Conservative Treatment of Chronic Heart BlockBr Med J 1969; 1 doi: https://doi.org/10.1136/bmj.1.5635.26 (Published 04 January 1969) Cite this as: Br Med J 1969;1:26
- David Redwood
A study of 203 patients with chronic heart block treated with oral long-acting isoprenaline showed that 85 (42%) were maintained satisfactorily on the drug for a mean period of 18.2 months. The survival rates at one, two, and three years were 76%, 64%, and 57% respectively. In 115 patients treatment by pacing became necessary to control symptoms, and in these patients the survival rates at one, two and three years were 83%, 72%, and 60%.

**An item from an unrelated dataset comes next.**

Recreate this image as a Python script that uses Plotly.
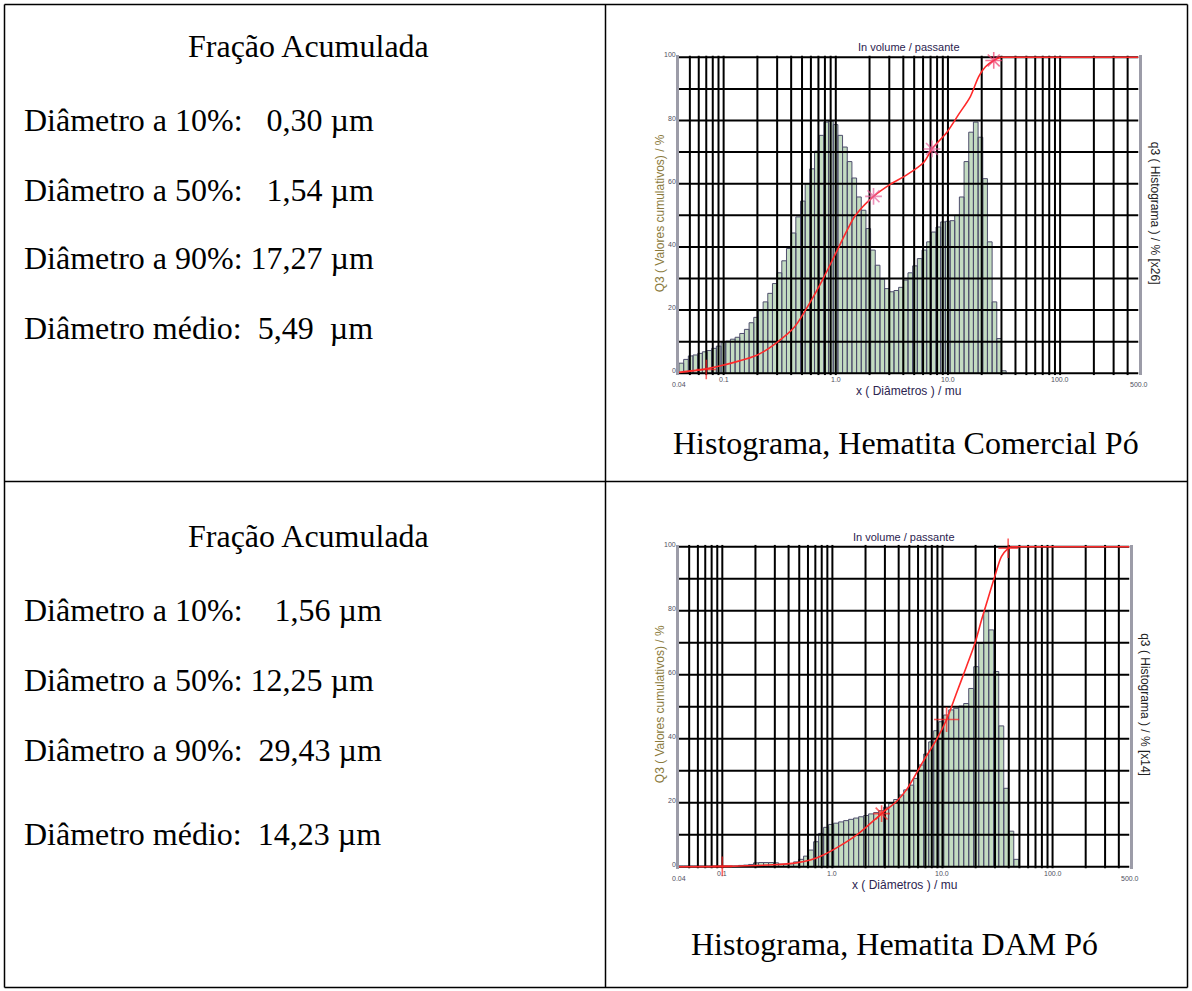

The two most valuable guides to patients' response to oral isoprenaline are the response to a trial dose of intravenous isoprenaline and the type of dysrhythmia associated with their Adams-Stokes attacks. Patients with heart failure with slow ventricular rates and those with angina of effort do not respond to treatment with sympathomimetic drugs.
The majority of patients with chronic heart block are elderly, and in view of the complexity of pacing systems, and the need for skilled supervision of paced patients, oral long-acting isoprenaline remains of value in the longterm management of chronic heart block, provided patients are carefully selected for this form of therapy.